» **Written request**: Repeat the data below exactly, dropping any pictures it holds.
• • • •
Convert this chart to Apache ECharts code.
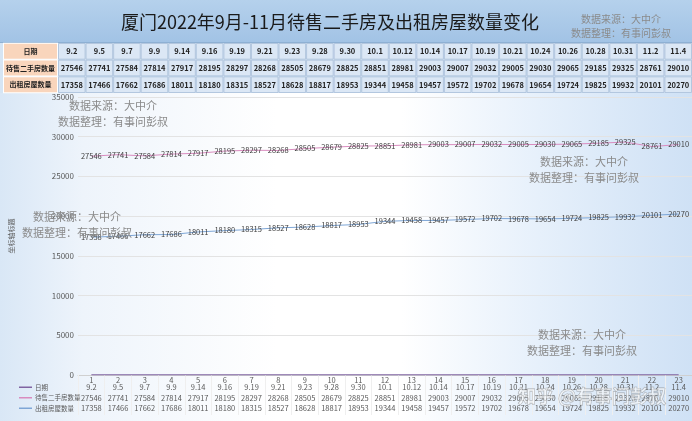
<!DOCTYPE html>
<html>
<head>
<meta charset="utf-8">
<script src="https://cdn.jsdelivr.net/npm/echarts@6/dist/echarts.min.js"></script>
<style>
html,body{margin:0;padding:0;}
body{width:692px;height:421px;overflow:hidden;position:relative;
background:linear-gradient(to right,#d9e7f6 0%,#eef4fb 12%,#ffffff 40%,#ffffff 58%,#e6f0fb 78%,#cfe1f5 100%);}
#band{position:absolute;left:0;top:0;width:692px;height:42px;background:linear-gradient(#b5d1ec,#a2c3e5);border-bottom:1px solid #8eb0d3;}
#tblbg{position:absolute;left:0;top:43px;width:692px;height:50px;background:#d6e5f4;}
#chart{position:absolute;left:0;top:0;width:692px;height:421px;}
</style>
</head>
<body>
<div id="band"></div>
<div id="tblbg"></div>
<div id="chart"></div>
<script>
const titleText = '厦门2022年9月-11月待售二手房及出租房屋数量变化';
const indices = ['1','2','3','4','5','6','7','8','9','10','11','12','13','14','15','16','17','18','19','20','21','22','23'];
const dates = ['9.2','9.5','9.7','9.9','9.14','9.16','9.19','9.21','9.23','9.28','9.30','10.1','10.12','10.14','10.17','10.19','10.21','10.24','10.26','10.28','10.31','11.2','11.4'];
const forSale = [27546,27741,27584,27814,27917,28195,28297,28268,28505,28679,28825,28851,28981,29003,29007,29032,29005,29030,29065,29185,29325,28761,29010];
const forRent = [17358,17466,17662,17686,18011,18180,18315,18527,18628,18817,18953,19344,19458,19457,19572,19702,19678,19654,19724,19825,19932,20101,20270];
const rowNames = ['日期','待售二手房数量','出租房屋数量'];
const yTicks = {min:0,max:35000,interval:5000};
const wm1 = '数据来源：大中介';
const wm2 = '数据整理：有事问彭叔';

const tableRows = [dates, forSale.map(String), forRent.map(String)];
const cellData = [];
const cellText = [];
tableRows.forEach((row, r) => {
  row.forEach((v, c) => { cellData.push([c, r]); cellText.push(v); });
});

const FONT = '"Noto Sans CJK SC", "Noto Sans", sans-serif';
const chart = echarts.init(document.getElementById('chart'));

function wm(x, y, size) {
  return [
    {type:'text', x:x, y:y, style:{text:wm1, fill:'#8a8a8a', font:size+'px '+FONT, textAlign:'center', textVerticalAlign:'middle'}, z:50},
    {type:'text', x:x, y:y+size*1.4, style:{text:wm2, fill:'#8a8a8a', font:size+'px '+FONT, textAlign:'center', textVerticalAlign:'middle'}, z:50}
  ];
}

const lineLabel = {show:true, position:'inside', fontSize:7.5, color:'#404040'};
const rowLabel = {interval:0, fontSize:7.5, color:'#595959', margin:2};

const option = {
  backgroundColor: 'transparent',
  textStyle: {fontFamily: FONT},
  animation: false,
  grid: [
    {left:77, top:97, width:620, height:278},
    {left:55, top:43, width:643, height:50}
  ],
  legend: {
    orient:'vertical', left:19, top:382, padding:0, itemWidth:13, itemHeight:1.5, itemGap:0, icon:'rect',
    textStyle:{fontSize:6.5, color:'#595959', lineHeight:10.5, padding:[0,0,0,-2]},
    data: rowNames
  },
  xAxis: [
    {type:'category', gridIndex:0, data:indices, position:'bottom',
     axisLine:{lineStyle:{color:'#d0d0d0'}}, axisTick:{show:true, length:40, lineStyle:{color:'#efefef'}},
     axisLabel:{interval:0, fontSize:7.5, color:'#595959', margin:1}},
    {type:'category', gridIndex:0, data:dates, position:'bottom', offset:6.5,
     axisLine:{show:false}, axisTick:{show:false}, axisLabel:rowLabel},
    {type:'category', gridIndex:0, data:forSale.map(String), position:'bottom', offset:17,
     axisLine:{show:false}, axisTick:{show:false}, axisLabel:rowLabel},
    {type:'category', gridIndex:0, data:forRent.map(String), position:'bottom', offset:27.5,
     axisLine:{show:false}, axisTick:{show:false}, axisLabel:rowLabel},
    {type:'category', gridIndex:1, data:indices, show:false}
  ],
  yAxis: [
    {type:'value', gridIndex:0, min:yTicks.min, max:yTicks.max, interval:yTicks.interval,
     axisLine:{show:false}, axisTick:{show:false},
     axisLabel:{fontSize:8, color:'#595959', margin:4, formatter: v => String(v)},
     splitLine:{lineStyle:{color:'#e3e3e3'}},
     name:'坐标轴标题', nameLocation:'middle', nameGap:63, nameTextStyle:{fontSize:7, color:'#595959'}},
    {type:'category', gridIndex:1, data:rowNames, inverse:true,
     axisLine:{show:false}, axisTick:{show:false},
     axisLabel:{interval:0, margin:1, formatter: v => '{h|' + v + '}',
       rich:{h:{width:53, height:15, lineHeight:15, align:'center', backgroundColor:'#f9d5bc', borderColor:'#ffffff', borderWidth:1, fontSize:7, fontWeight:'bold', color:'#222'}}}}
  ],
  series: [
    {name:'日期', type:'line', xAxisIndex:0, yAxisIndex:0, data:dates.map(Number), showSymbol:false, symbol:'none',
     lineStyle:{width:1.2, color:'#8064a2'}, itemStyle:{color:'#8064a2'}},
    {name:'待售二手房数量', type:'line', xAxisIndex:0, yAxisIndex:0, data:forSale, showSymbol:true, symbol:'circle', symbolSize:0.1,
     lineStyle:{width:1, color:'#d98cbf'}, itemStyle:{color:'#d98cbf'}, label:lineLabel},
    {name:'出租房屋数量', type:'line', xAxisIndex:0, yAxisIndex:0, data:forRent, showSymbol:true, symbol:'circle', symbolSize:0.1,
     lineStyle:{width:1, color:'#7ea6d6'}, itemStyle:{color:'#7ea6d6'}, label:lineLabel},
    {type:'custom', xAxisIndex:4, yAxisIndex:1, data:cellData, encode:{x:0, y:1},
     renderItem: function(params, api) {
       const p = api.coord([api.value(0), api.value(1)]);
       const s = api.size([1, 1]);
       return {type:'group', children:[
         {type:'rect', shape:{x:p[0]-s[0]/2+0.5, y:p[1]-s[1]/2+0.5, width:s[0]-1, height:s[1]-1},
          style:{fill:'#dbe7f5', stroke:'#aabfd9', lineWidth:0.8}},
         {type:'text', style:{x:p[0], y:p[1], text:cellText[params.dataIndex], fill:'#222', font:'bold 7.5px '+FONT, textAlign:'center', textVerticalAlign:'middle'}}
       ]};
     }}
  ],
  graphic: [
    {type:'text', x:330, y:22, style:{text:titleText, fill:'#1a1a1a', font:'18px '+FONT, textAlign:'center', textVerticalAlign:'middle'}, z:50},
    ...wm(621, 19, 10),
    ...wm(113, 106, 11),
    ...wm(77, 217, 11),
    ...wm(584, 162, 11),
    ...wm(582, 335, 11),
    {type:'text', x:592, y:396, style:{text:'知乎 @有事问彭叔', fill:'rgba(255,255,255,0.55)', stroke:'rgba(120,120,120,0.6)', lineWidth:0.8, font:'bold 18px '+FONT, textAlign:'center', textVerticalAlign:'middle'}, z:60}
  ]
};
chart.setOption(option);
</script>
</body>
</html>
• • • •
» **Worked solution**:
Convert this chart to Apache ECharts code.
<!DOCTYPE html>
<html>
<head>
<meta charset="utf-8">
<script src="https://cdn.jsdelivr.net/npm/echarts@6/dist/echarts.min.js"></script>
<style>
html,body{margin:0;padding:0;}
body{width:692px;height:421px;overflow:hidden;position:relative;
background:linear-gradient(to right,#d9e7f6 0%,#eef4fb 12%,#ffffff 40%,#ffffff 58%,#e6f0fb 78%,#cfe1f5 100%);}
#band{position:absolute;left:0;top:0;width:692px;height:42px;background:linear-gradient(#b5d1ec,#a2c3e5);border-bottom:1px solid #8eb0d3;}
#tblbg{position:absolute;left:0;top:43px;width:692px;height:50px;background:#d6e5f4;}
#chart{position:absolute;left:0;top:0;width:692px;height:421px;}
</style>
</head>
<body>
<div id="band"></div>
<div id="tblbg"></div>
<div id="chart"></div>
<script>
const titleText = '厦门2022年9月-11月待售二手房及出租房屋数量变化';
const indices = ['1','2','3','4','5','6','7','8','9','10','11','12','13','14','15','16','17','18','19','20','21','22','23'];
const dates = ['9.2','9.5','9.7','9.9','9.14','9.16','9.19','9.21','9.23','9.28','9.30','10.1','10.12','10.14','10.17','10.19','10.21','10.24','10.26','10.28','10.31','11.2','11.4'];
const forSale = [27546,27741,27584,27814,27917,28195,28297,28268,28505,28679,28825,28851,28981,29003,29007,29032,29005,29030,29065,29185,29325,28761,29010];
const forRent = [17358,17466,17662,17686,18011,18180,18315,18527,18628,18817,18953,19344,19458,19457,19572,19702,19678,19654,19724,19825,19932,20101,20270];
const rowNames = ['日期','待售二手房数量','出租房屋数量'];
const yTicks = {min:0,max:35000,interval:5000};
const wm1 = '数据来源：大中介';
const wm2 = '数据整理：有事问彭叔';

const tableRows = [dates, forSale.map(String), forRent.map(String)];
const cellData = [];
const cellText = [];
tableRows.forEach((row, r) => {
  row.forEach((v, c) => { cellData.push([c, r]); cellText.push(v); });
});

const FONT = '"Noto Sans CJK SC", "Noto Sans", sans-serif';
const chart = echarts.init(document.getElementById('chart'));

function wm(x, y, size) {
  return [
    {type:'text', x:x, y:y, style:{text:wm1, fill:'#8a8a8a', font:size+'px '+FONT, textAlign:'center', textVerticalAlign:'middle'}, z:50},
    {type:'text', x:x, y:y+size*1.4, style:{text:wm2, fill:'#8a8a8a', font:size+'px '+FONT, textAlign:'center', textVerticalAlign:'middle'}, z:50}
  ];
}

const lineLabel = {show:true, position:'inside', fontSize:7.5, color:'#404040'};
const rowLabel = {interval:0, fontSize:7.5, color:'#595959', margin:2};

const option = {
  backgroundColor: 'transparent',
  textStyle: {fontFamily: FONT},
  animation: false,
  grid: [
    {left:77, top:97, width:620, height:278},
    {left:55, top:43, width:643, height:50}
  ],
  legend: {
    orient:'vertical', left:19, top:382, padding:0, itemWidth:13, itemHeight:1.5, itemGap:0, icon:'rect',
    textStyle:{fontSize:6.5, color:'#595959', lineHeight:10.5, padding:[0,0,0,-2]},
    data: rowNames
  },
  xAxis: [
    {type:'category', gridIndex:0, data:indices, position:'bottom',
     axisLine:{lineStyle:{color:'#d0d0d0'}}, axisTick:{show:true, length:40, lineStyle:{color:'#efefef'}},
     axisLabel:{interval:0, fontSize:7.5, color:'#595959', margin:1}},
    {type:'category', gridIndex:0, data:dates, position:'bottom', offset:6.5,
     axisLine:{show:false}, axisTick:{show:false}, axisLabel:rowLabel},
    {type:'category', gridIndex:0, data:forSale.map(String), position:'bottom', offset:17,
     axisLine:{show:false}, axisTick:{show:false}, axisLabel:rowLabel},
    {type:'category', gridIndex:0, data:forRent.map(String), position:'bottom', offset:27.5,
     axisLine:{show:false}, axisTick:{show:false}, axisLabel:rowLabel},
    {type:'category', gridIndex:1, data:indices, show:false}
  ],
  yAxis: [
    {type:'value', gridIndex:0, min:yTicks.min, max:yTicks.max, interval:yTicks.interval,
     axisLine:{show:false}, axisTick:{show:false},
     axisLabel:{fontSize:8, color:'#595959', margin:4, formatter: v => String(v)},
     splitLine:{lineStyle:{color:'#e3e3e3'}},
     name:'坐标轴标题', nameLocation:'middle', nameGap:63, nameTextStyle:{fontSize:7, color:'#595959'}},
    {type:'category', gridIndex:1, data:rowNames, inverse:true,
     axisLine:{show:false}, axisTick:{show:false},
     axisLabel:{interval:0, margin:1, formatter: v => '{h|' + v + '}',
       rich:{h:{width:53, height:15, lineHeight:15, align:'center', backgroundColor:'#f9d5bc', borderColor:'#ffffff', borderWidth:1, fontSize:7, fontWeight:'bold', color:'#222'}}}}
  ],
  series: [
    {name:'日期', type:'line', xAxisIndex:0, yAxisIndex:0, data:dates.map(Number), showSymbol:false, symbol:'none',
     lineStyle:{width:1.2, color:'#8064a2'}, itemStyle:{color:'#8064a2'}},
    {name:'待售二手房数量', type:'line', xAxisIndex:0, yAxisIndex:0, data:forSale, showSymbol:true, symbol:'circle', symbolSize:0.1,
     lineStyle:{width:1, color:'#d98cbf'}, itemStyle:{color:'#d98cbf'}, label:lineLabel},
    {name:'出租房屋数量', type:'line', xAxisIndex:0, yAxisIndex:0, data:forRent, showSymbol:true, symbol:'circle', symbolSize:0.1,
     lineStyle:{width:1, color:'#7ea6d6'}, itemStyle:{color:'#7ea6d6'}, label:lineLabel},
    {type:'custom', xAxisIndex:4, yAxisIndex:1, data:cellData, encode:{x:0, y:1},
     renderItem: function(params, api) {
       const p = api.coord([api.value(0), api.value(1)]);
       const s = api.size([1, 1]);
       return {type:'group', children:[
         {type:'rect', shape:{x:p[0]-s[0]/2+0.5, y:p[1]-s[1]/2+0.5, width:s[0]-1, height:s[1]-1},
          style:{fill:'#dbe7f5', stroke:'#aabfd9', lineWidth:0.8}},
         {type:'text', style:{x:p[0], y:p[1], text:cellText[params.dataIndex], fill:'#222', font:'bold 7.5px '+FONT, textAlign:'center', textVerticalAlign:'middle'}}
       ]};
     }}
  ],
  graphic: [
    {type:'text', x:330, y:22, style:{text:titleText, fill:'#1a1a1a', font:'18px '+FONT, textAlign:'center', textVerticalAlign:'middle'}, z:50},
    ...wm(621, 19, 10),
    ...wm(113, 106, 11),
    ...wm(77, 217, 11),
    ...wm(584, 162, 11),
    ...wm(582, 335, 11),
    {type:'text', x:592, y:396, style:{text:'知乎 @有事问彭叔', fill:'rgba(255,255,255,0.55)', stroke:'rgba(120,120,120,0.6)', lineWidth:0.8, font:'bold 18px '+FONT, textAlign:'center', textVerticalAlign:'middle'}, z:60}
  ]
};
chart.setOption(option);
</script>
</body>
</html>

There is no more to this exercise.